Santo y seña de la gastronomía española
Si en lo pequeño está lo grande, en la tapa se encuentra la medida de lo más grande, entre trago y trago, en una barra de bar, arreglando el mundo con los amigos
Paella y gazpacho. Cocido y pa amb tomàquet. Tapas y cocina de vanguardia. Jamón y pulpo al pimentón. Cocochas al pil pil y merluza de pincho a la bilbaína. Cocina clásica, un pollo campero asado en cazuela y alguien que exclama: «¡Esto es el cuerpo de Cristo resucitado!». La realidad a veces tiene forma de cochinillo asado a la segoviana, cordero lechal a la burgalesa (que no a la burguesa) o gambas de Palamós a la plancha. Callos a la madrileña y butifarra catalana. Cecina de León y anguila de Valencia. Pimientos de Padrón, anchoas del Cantábrico y de l’Escala, papas arrugás canarias, chistorra de Pamplona, riñones al jerez, alcauciles de Jerez. Zarajos, caldereta, morteruelo y gazpacho manchego. Y así hasta el infinito, platos y tapas, esas tapas que son platillos para compartir y que tan bien documenta «El gran libro de la tapa y el tapeo», de Enrique Becerra, sevillano, del barrio de San Román, de oficio restaurador, tabernero, mesonero o como ustedes quieren llamarlo, que ejerce todos los días.

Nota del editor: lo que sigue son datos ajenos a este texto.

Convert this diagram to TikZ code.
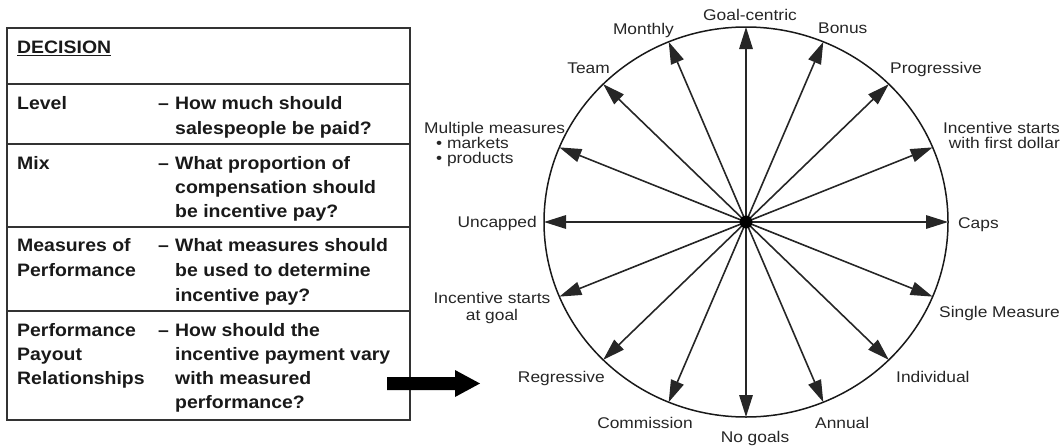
\documentclass[tikz,border=0pt]{standalone}
\usepackage{fontspec}
\setmainfont{Liberation Sans}
\newfontfamily\labfont{Liberation Sans}[FakeStretch=1.12]
\newfontfamily\tabfont{Liberation Sans}[FakeStretch=1.08]
\usetikzlibrary{arrows.meta}
\begin{document}
\begin{tikzpicture}[x=1pt,y=-1pt,
  lab/.style={font=\labfont\fontsize{15.5}{16.5}\selectfont, text=black!85, inner sep=0pt},
  tab/.style={font=\tabfont\bfseries\fontsize{18}{24}\selectfont, text=black!90, inner sep=0pt, anchor=base west},
  spoke/.style={line width=1.6pt, draw=black!85, -{Triangle[length=22pt,width=13.5pt]}},
  frame/.style={draw=black!80, line width=1.5pt}
]
\useasboundingbox (0,0) rectangle (1062,447);

% ---------- table ----------
\draw[frame] (7,28) rectangle (410,420);
\draw[frame] (7,84) -- (410,84);
\draw[frame] (7,144) -- (410,144);
\draw[frame] (7,227) -- (410,227);
\draw[frame] (7,311) -- (410,311);

\node[tab] (dec) at (17,53.5) {\underline{DECISION}};

\node[tab] (lv) at (17,109.5) {Level};
\node[tab] (lvd) at (158,109.5) {–};
\node[tab] (lv1) at (175,109.5) {How much should};
\node[tab] (lv2) at (175,134.5) {salespeople be paid?};

\node[tab] (mx) at (17,169.5) {Mix};
\node[tab] (mxd) at (158,169.5) {–};
\node[tab] (mx1) at (175,169.5) {What proportion of};
\node[tab] (mx2) at (175,193.5) {compensation should};
\node[tab] (mx3) at (175,217.5) {be incentive pay?};

\node[tab] (ms) at (17,251.5) {Measures of};
\node[tab] (msb) at (17,276.5) {Performance};
\node[tab] (msd) at (158,251.5) {–};
\node[tab] (ms1) at (175,251.5) {What measures should};
\node[tab] (ms2) at (175,276.5) {be used to determine};
\node[tab] (ms3) at (175,301.5) {incentive pay?};

\node[tab] (pp) at (17,336.5) {Performance};
\node[tab] (ppb) at (17,360.5) {Payout};
\node[tab] (ppc) at (17,384.5) {Relationships};
\node[tab] (ppd) at (158,336.5) {–};
\node[tab] (pp1) at (175,336.5) {How should the};
\node[tab] (pp2) at (175,360.5) {incentive payment vary};
\node[tab] (pp3) at (175,384.5) {with measured};
\node[tab] (pp4) at (175,408.5) {performance?};

% ---------- block arrow ----------
\fill[black] (387,377) -- (455,377) -- (455,370) -- (480,383.5) -- (455,397)
  -- (455,390) -- (387,390) -- cycle;

% ---------- wheel ----------
\coordinate (c) at (746,222);
\draw[line width=1.5pt, draw=black!90] (c) ellipse [x radius=202pt, y radius=195pt];
\foreach \i in {0,...,15}{
  \path (c) ++(\i*22.5:202pt and 195pt) coordinate (t\i);
  \draw[spoke] (c) -- (t\i);
}
\fill[black] (c) circle [radius=6.5pt];

% ---------- wheel labels ----------
\node[lab, anchor=base] (l4) at (750,20.5) {Goal-centric};
\node[lab, anchor=base east] (l5) at (674,34.5) {Monthly};
\node[lab, anchor=base west] (l3) at (818,33.5) {Bonus};
\node[lab, anchor=base east] (l6) at (610,73.5) {Team};
\node[lab, anchor=base west] (l2) at (890,73.5) {Progressive};
\node[lab, anchor=base west] (l7a) at (424,133.5) {Multiple measures};
\node[lab, anchor=base west] (l7b) at (436,148.5) {• markets};
\node[lab, anchor=base west] (l7c) at (436,163.5) {• products};
\node[lab, anchor=base east] (l1a) at (1060,133.5) {Incentive starts};
\node[lab, anchor=base east] (l1b) at (1060,148.5) {with first dollar};
\node[lab, anchor=base east] (l8) at (537,227.5) {Uncapped};
\node[lab, anchor=base west] (l0) at (958,228) {Caps};
\node[lab, anchor=base] (l9a) at (492,303.5) {Incentive starts};
\node[lab, anchor=base] (l9b) at (492,320) {at goal};
\node[lab, anchor=base east] (l15) at (1060,317.5) {Single Measure};
\node[lab, anchor=base east] (l10) at (605,382) {Regressive};
\node[lab, anchor=base west] (l14) at (896,382.5) {Individual};
\node[lab, anchor=base east] (l11) at (693,428.5) {Commission};
\node[lab, anchor=base] (l12) at (755,442) {No goals};
\node[lab, anchor=base west] (l13) at (815,428.5) {Annual};
\end{tikzpicture}
\end{document}
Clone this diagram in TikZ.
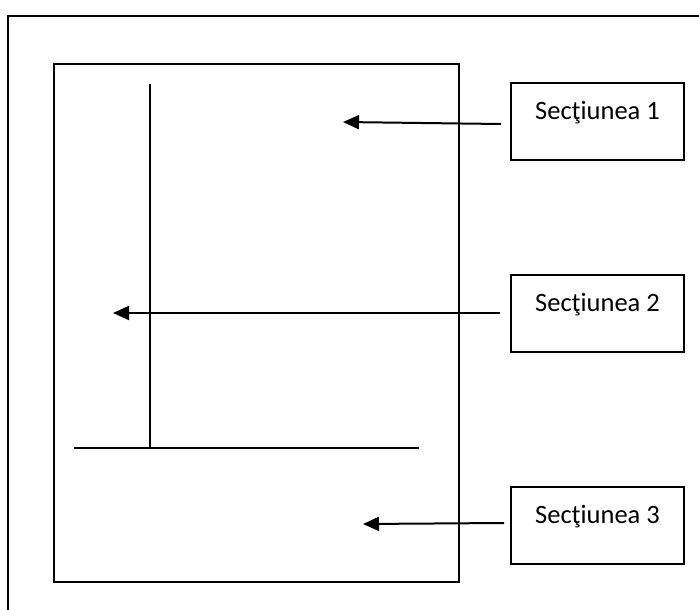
\documentclass[tikz,border=0pt]{standalone}
\usepackage{fontspec}
\setmainfont{Carlito}
\usetikzlibrary{arrows.meta}
\tikzset{
  frame/.style={draw=black, line width=1.9pt},
  rule/.style={draw=black, line width=1.8pt},
  pointer/.style={draw=black, line width=2pt, -{Triangle[length=16pt,width=14pt]}},
  secbox/.style={draw=black, line width=1.8pt, minimum width=173pt, inner sep=0pt,
    text height=36.5pt, text depth=40.5pt, font=\fontsize{26.5}{30}\selectfont}
}
\begin{document}
\begin{tikzpicture}[x=1pt, y=-1pt]
  \useasboundingbox (0,0) rectangle (699,610);
  \clip (0,0) rectangle (699,610);
  % page frame, running past the right and bottom edges
  \draw[frame] (8,16) rectangle (730,640);
  % layout sheet
  \draw[frame] (54,64) rectangle (459,582);
  \coordinate (vtop) at (150,84);
  \coordinate (vbot) at (150,448);
  \coordinate (hl) at (74,448);
  \coordinate (hr) at (419,448);
  \draw[rule] (vtop) -- (vbot);
  \draw[rule] (hl) -- (hr);
  % section labels
  \node[secbox] (s1) at (597.5,121.5) {Secţiunea 1};
  \node[secbox] (s2) at (597.5,313.5) {Secţiunea 2};
  \node[secbox] (s3) at (597.5,525.5) {Secţiunea 3};
  % arrow ends
  \coordinate (t1) at (501,124);
  \coordinate (p1) at (343,122);
  \coordinate (t2) at (500,313);
  \coordinate (p2) at (113,313);
  \coordinate (t3) at (504,523);
  \coordinate (p3) at (363,524);
  \draw[pointer] (t1) -- (p1);
  \draw[pointer] (t2) -- (p2);
  \draw[pointer] (t3) -- (p3);
\end{tikzpicture}
\end{document}
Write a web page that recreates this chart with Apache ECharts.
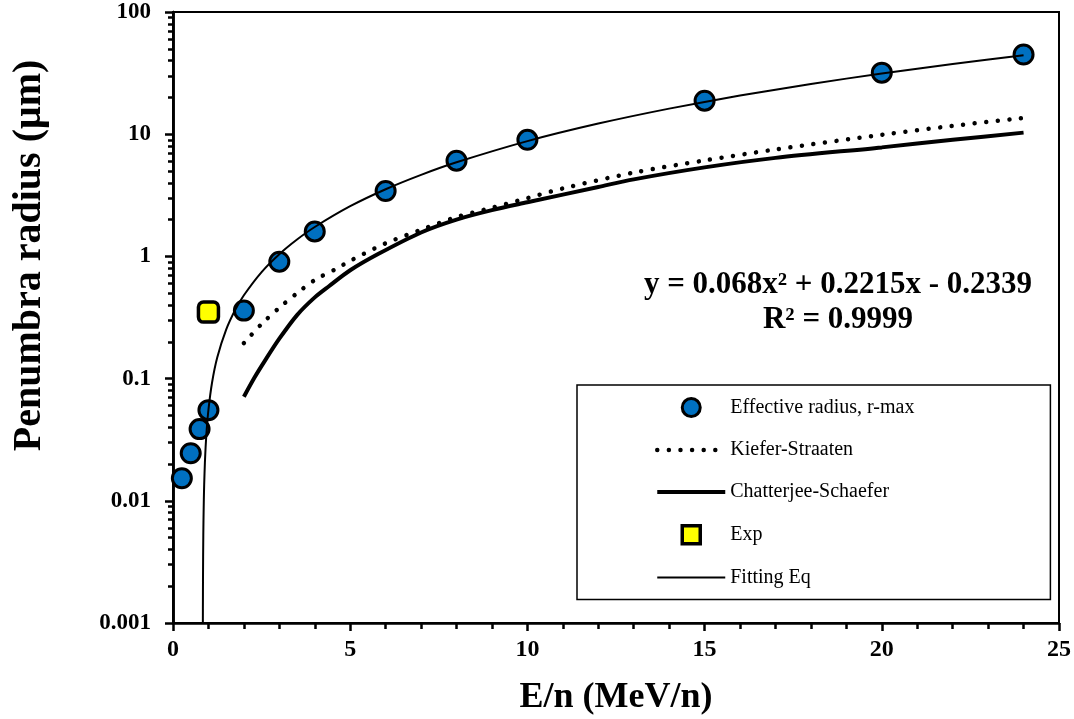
<!DOCTYPE html>
<html>
<head>
<meta charset="utf-8">
<script src="https://cdn.jsdelivr.net/npm/echarts@6/dist/echarts.min.js"></script>
<style>
  html, body { margin: 0; padding: 0; background: #fff; }
  #chart { width: 1074px; height: 719px; }
</style>
</head>
<body>
<div id="chart"></div>
<script>
// Effective radius (r-max) versus energy per nucleon
const effX = [0.25, 0.5, 0.75, 1, 2, 3, 4, 6, 8, 10, 15, 20, 24];
const effY = [0.0153, 0.0245, 0.0386, 0.0552, 0.36, 0.905, 1.6, 3.43, 6.07, 9.0, 18.8, 31.9, 44.9];

// Kiefer-Straaten penumbra radius
const ksX = [2, 2.5, 3, 3.5, 4, 4.6, 5, 6, 7, 8, 9, 10, 11, 13, 15, 17, 20, 22, 24];
const ksY = [0.195, 0.28, 0.38, 0.5, 0.64, 0.79, 0.92, 1.28, 1.65, 2.1, 2.5, 3.0, 3.6, 4.85, 6.1, 7.5, 9.9, 11.7, 13.6];

// Chatterjee-Schaefer penumbra radius
const csX = [2, 2.3, 2.6, 3, 3.5, 4, 4.4, 5, 5.8, 7, 8, 9, 10, 12, 13, 15, 17, 20, 22, 24];
const csY = [0.071, 0.102, 0.141, 0.212, 0.331, 0.462, 0.57, 0.77, 1.05, 1.57, 2.0, 2.39, 2.77, 3.7, 4.27, 5.35, 6.4, 7.8, 9.0, 10.3];

// Experimental point
const expX = [1];
const expY = [0.35];

// Quadratic trendline y = a x^2 + b x + c, sampled from its root upward
const fitCoefficients = [0.068, 0.2215, -0.2339];
const fitR2 = '0.9999';
const fitX = [0.8426, 0.843, 0.844, 0.846, 0.85, 0.855, 0.86, 0.87, 0.88, 0.9, 0.92, 0.95, 1, 1.1, 1.25, 1.5, 1.75, 2, 2.5, 3, 3.5, 4, 5, 6, 7, 8, 10, 12, 14, 16, 18, 20, 22, 24];

// Axis tick values
const xTicks = [0, 5, 10, 15, 20, 25];
const yTickLabels = ['0.001', '0.01', '0.1', '1', '10', '100'];

const pairs = (xs, ys) => xs.map((x, i) => [x, ys[i]]);
const fitY = fitX.map(x => fitCoefficients[0] * x * x + fitCoefficients[1] * x + fitCoefficients[2]);

// minor ticks at 1..9 of every decade
const yMinorTicks = [];
for (let e = -3; e < 2; e++) {
  for (let m = 1; m <= 9; m++) yMinorTicks.push(+(m * Math.pow(10, e)).toPrecision(3));
}
yMinorTicks.push(100);
const yMajorTicks = yTickLabels.map(Number);

const serif = '"Liberation Serif", "Times New Roman", serif';
const eqText = 'y = ' + fitCoefficients[0] + 'x² + ' + fitCoefficients[1] + 'x - ' +
  Math.abs(fitCoefficients[2]) + '\nR² = ' + fitR2;

const chart = echarts.init(document.getElementById('chart'), null, { renderer: 'canvas' });

const yBase = {
  type: 'log', logBase: 10, min: 0.001, max: 100,
  splitLine: { show: false },
  axisLine: { show: true, onZero: false, lineStyle: { color: '#000', width: 2.5 } }
};

const squareIcon = 'path://M0 0L10 0L10 10L0 10Z';

chart.setOption({
  animation: false,
  backgroundColor: '#fff',
  grid: {
    left: 173, right: 15, top: 12, bottom: 96,
    show: true, borderColor: '#000', borderWidth: 2,
    containLabel: false, outerBoundsMode: 'none'
  },
  title: {
    text: eqText,
    left: 833, top: 262, textAlign: 'center',
    textStyle: { fontFamily: serif, fontWeight: 'bold', fontSize: 31, lineHeight: 35, color: '#000', align: 'center' }
  },
  legend: {
    orient: 'vertical', left: 577, top: 385,
    padding: [12, 136, 12, 78],
    borderColor: '#000', borderWidth: 1.5,
    itemWidth: 68, itemHeight: 18, itemGap: 22,
    textStyle: { fontFamily: serif, fontSize: 20, color: '#000' },
    data: [
      { name: 'Effective radius, r-max',
        itemStyle: { color: '#0070C0', borderColor: '#000', borderWidth: 3, opacity: 1 } },
      { name: 'Kiefer-Straaten', itemStyle: { opacity: 0 },
        lineStyle: { color: '#000', width: 4.5, type: [0.01, 11.6], cap: 'round' } },
      { name: 'Chatterjee-Schaefer', itemStyle: { opacity: 0 },
        lineStyle: { color: '#000', width: 4 } },
      { name: 'Exp', icon: squareIcon,
        itemStyle: { color: '#FFFF00', borderColor: '#000', borderWidth: 3.5, opacity: 1 } },
      { name: 'Fitting Eq', itemStyle: { opacity: 0 },
        lineStyle: { color: '#000', width: 2 } }
    ]
  },
  xAxis: {
    type: 'value', min: 0, max: 25, interval: 5,
    name: 'E/n (MeV/n)', nameLocation: 'middle', nameGap: 57,
    nameTextStyle: { fontFamily: serif, fontWeight: 'bold', fontSize: 36, color: '#000' },
    splitLine: { show: false },
    axisLine: { show: true, onZero: false, lineStyle: { color: '#000', width: 2.5 } },
    axisTick: { show: true, inside: false, length: 8, lineStyle: { color: '#000', width: 2.5 } },
    minorTick: { show: true, splitNumber: 5, length: 6, lineStyle: { color: '#000', width: 2.5 } },
    axisLabel: { margin: 15, fontFamily: serif, fontWeight: 'bold', fontSize: 24, color: '#000',
      customValues: xTicks }
  },
  yAxis: [
    Object.assign({}, yBase, {
      name: 'Penumbra radius (μm)', nameLocation: 'middle', nameGap: 123, nameRotate: 90,
      nameTextStyle: { fontFamily: serif, fontWeight: 'bold', fontSize: 40, color: '#000', padding: [0, 0, 0, 124] },
      axisTick: { show: true, length: 8, lineStyle: { color: '#000', width: 2.5 }, customValues: yMajorTicks },
      axisLabel: { margin: 22, fontFamily: serif, fontWeight: 'bold', fontSize: 23, color: '#000',
        customValues: yMajorTicks, formatter: v => yTickLabels[yMajorTicks.indexOf(+(+v).toPrecision(3))] || String(v) }
    }),
    Object.assign({}, yBase, {
      position: 'left',
      axisTick: { show: true, length: 5, lineStyle: { color: '#000', width: 2.5 }, customValues: yMinorTicks },
      axisLabel: { show: false }
    })
  ],
  series: [
    {
      name: 'Effective radius, r-max', type: 'scatter', z: 3,
      data: pairs(effX, effY),
      symbol: 'circle', symbolSize: 19,
      itemStyle: { color: '#0070C0', borderColor: '#000', borderWidth: 3, opacity: 1 }
    },
    {
      name: 'Kiefer-Straaten', type: 'line', z: 2, smooth: 0.3,
      data: pairs(ksX, ksY), symbol: 'none',
      lineStyle: { color: '#000', width: 4.5, type: [0.01, 11.6], cap: 'round' },
      itemStyle: { color: '#000' }
    },
    {
      name: 'Chatterjee-Schaefer', type: 'line', z: 2, smooth: 0.3,
      data: pairs(csX, csY), symbol: 'none',
      lineStyle: { color: '#000', width: 4 },
      itemStyle: { color: '#000' }
    },
    {
      name: 'Exp', type: 'scatter', z: 3,
      data: pairs(expX, expY),
      symbol: 'roundRect', symbolSize: 20,
      itemStyle: { color: '#FFFF00', borderColor: '#000', borderWidth: 3.5, opacity: 1 }
    },
    {
      name: 'Fitting Eq', type: 'line', z: 4, smooth: 0.2,
      data: pairs(fitX, fitY), symbol: 'none',
      lineStyle: { color: '#000', width: 2 },
      itemStyle: { color: '#000' }
    }
  ]
});
</script>
</body>
</html>
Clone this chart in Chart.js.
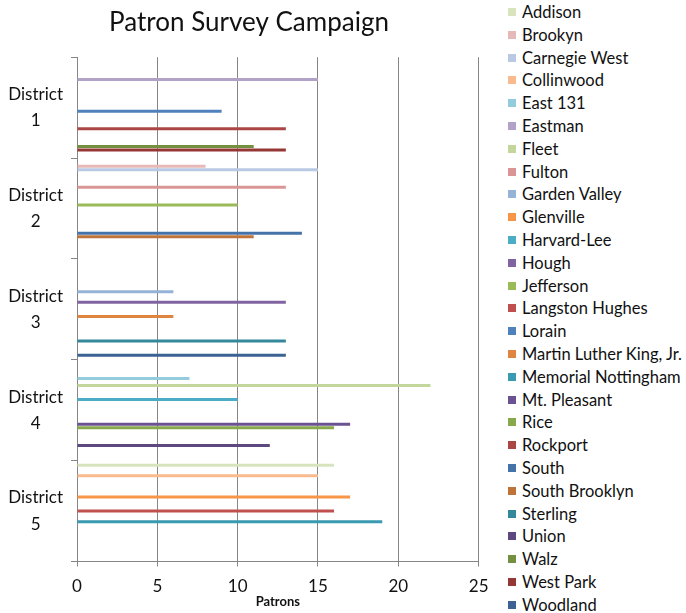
<!DOCTYPE html>
<html>
<head>
<meta charset="utf-8">
<script src="https://cdn.jsdelivr.net/npm/chart.js@4"></script>
<style>
    body { margin: 0; background: #fff; }
    #wrap { position: relative; width: 686px; height: 613px; overflow: hidden; }
    #chartBox { position: absolute; left: 0; top: 0; width: 500px; height: 613px; }
    #legend { position: absolute; left: 508px; top: 0.6px; font-family: Lato, sans-serif; font-size: 16.5px; color: #111; }
    .item { height: 22.8px; display: flex; align-items: center; white-space: nowrap; }
    .swatch { width: 8px; height: 8px; margin-right: 6px; flex: none; }
</style>
</head>
<body>
<div id="wrap">
    <div id="chartBox"><canvas id="surveyChart"></canvas></div>
    <div id="legend"></div>
</div>
<script>
// Districts (y categories) and x axis ticks
const districts = ['1', '2', '3', '4', '5'];
const xTicks = [0, 5, 10, 15, 20, 25];

// One series per library; each library only shows up in one district
const libraries = ['Addison', 'Brookyn', 'Carnegie West', 'Collinwood', 'East 131', 'Eastman', 'Fleet',
    'Fulton', 'Garden Valley', 'Glenville', 'Harvard-Lee', 'Hough', 'Jefferson', 'Langston Hughes',
    'Lorain', 'Martin Luther King, Jr.', 'Memorial Nottingham', 'Mt. Pleasant', 'Rice', 'Rockport',
    'South', 'South Brooklyn', 'Sterling', 'Union', 'Walz', 'West Park', 'Woodland'];
const libraryDistrict = [5, 2, 2, 5, 4, 1, 4, 2, 3, 5, 4, 3, 2, 5, 1, 3, 5, 4, 4, 1, 2, 2, 3, 4, 1, 1, 3];
const patrons = [16, 8, 15, 15, 7, 15, 22, 13, 6, 17, 10, 13, 10, 16, 9, 6, 19, 17, 16, 13, 14, 11, 13, 12, 11, 13, 13];

const colors = ['#D7E4BD', '#E6B9B8', '#B9C9E3', '#F9BA8E', '#93CDDD', '#B3A2C7', '#C3D69B',
    '#D99694', '#95B3D7', '#F79646', '#4BACC6', '#8064A2', '#9BBB59', '#C0504D',
    '#4F81BD', '#E0853F', '#3A9AB0', '#6B5292', '#87A94B', '#AA4744',
    '#4672AA', '#BF7339', '#35889C', '#5E4880', '#729040', '#953735', '#3C6293'];

const gridGray = '#868686';
const textColor = '#111';

const datasets = libraries.map((name, k) => ({
    label: name,
    data: districts.map((d, i) => libraryDistrict[k] === i + 1 ? patrons[k] : null),
    backgroundColor: colors[k],
    borderWidth: 0,
    categoryPercentage: 0.945,
    barPercentage: 0.85
}));

// the title sits a bit left of the plot centre, like the original sheet
const titleNudge = {
    id: 'titleNudge',
    afterLayout(chart) {
        if (chart.titleBlock) chart.titleBlock.left += 15;
    }
};

const chart = new Chart(document.getElementById('surveyChart'), {
    type: 'bar',
    data: {
        labels: districts.map(d => ['District', d]),
        datasets: datasets
    },
    plugins: [titleNudge],
    options: {
        indexAxis: 'y',
        responsive: true,
        maintainAspectRatio: false,
        animation: false,
        layout: { padding: { left: 0, right: 17, top: 0, bottom: 4.5 } },
        plugins: {
            legend: { display: false },
            tooltip: { enabled: false },
            title: {
                display: true,
                text: 'Patron Survey Campaign',
                color: textColor,
                font: { family: 'Lato', size: 26, weight: 'normal' },
                padding: { top: 7, bottom: 19 }
            }
        },
        scales: {
            x: {
                min: 0,
                max: 25,
                afterBuildTicks: axis => { axis.ticks = xTicks.map(v => ({ value: v })); },
                afterFit: axis => { axis.height = 47; },
                grid: { color: gridGray, tickLength: 5 },
                border: { color: gridGray },
                ticks: { color: textColor, padding: 11.5, font: { family: 'Lato', size: 17, lineHeight: 1 } },
                title: {
                    display: true,
                    text: 'Patrons',
                    color: textColor,
                    font: { family: 'Lato', size: 13, weight: 'bold', lineHeight: 1 },
                    padding: { top: 0, bottom: 0 }
                }
            },
            y: {
                offset: true,
                afterFit: axis => { axis.width = 77; },
                grid: { offset: true, drawOnChartArea: false, color: gridGray, tickLength: 6 },
                border: { color: gridGray },
                ticks: { color: textColor, crossAlign: 'center', padding: 8, font: { family: 'Lato', size: 17, lineHeight: 1.55 } }
            }
        }
    }
});

// Legend built from the datasets, one row per library
const legendBox = document.getElementById('legend');
chart.data.datasets.forEach(ds => {
    const row = document.createElement('div');
    row.className = 'item';
    row.innerHTML = `<span class="swatch" style="background:${ds.backgroundColor}"></span><span>${ds.label}</span>`;
    legendBox.appendChild(row);
});
</script>
</body>
</html>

Becerra sabe extraerle el sabor a lo que cuenta igual que a unas humildes aceitunas aliñadas, una sopa de gurumelos, un revuelto de rabo de toro con patatas, unos mejillones al ajilimójili, unas albóndigas de cordero a la yerbabuena o una exquisita y delicada alboronía con piñones. Si en lo pequeño está lo grande, en la tapa se encuentra la medida de lo más grande, entre trago y trago, en una barra de bar, arreglando el mundo con los amigos… antes de sentarse a la mesa; porque, eso sí, debo confesarles que, por mucho que me gusten las tapas, prefiero comer sentado ante la mesa («entaular-me», como decimos en catalán) cuando llega la hora de almorzar o cenar.
Las tapas sirven para levantar cuerpos y cimentar el estómago para beber sin desbarrar, pero también pueden sacudir almas y conciencias, porque comiendo saciamos tanto el hambre como la curiosidad, y se encienden y se apagan nuestros instintos. Comer es degustar, saborear, pero también tocar con dedos, labios, lengua, dientes, deglutir y luego procesar y almacenar las sensaciones en la memoria, donde puede que surjan a su vez nuevas emociones, como la célebre magdalena mojada en té de tía Léonie.
Y no olviden que unas rodajitas de lomo de cerdo criado con las bellotas de la dehesa extremeña convierten a más adeptos a la religión culinaria que la lectura de los miles de guías gastronómicas destinadas a turistas.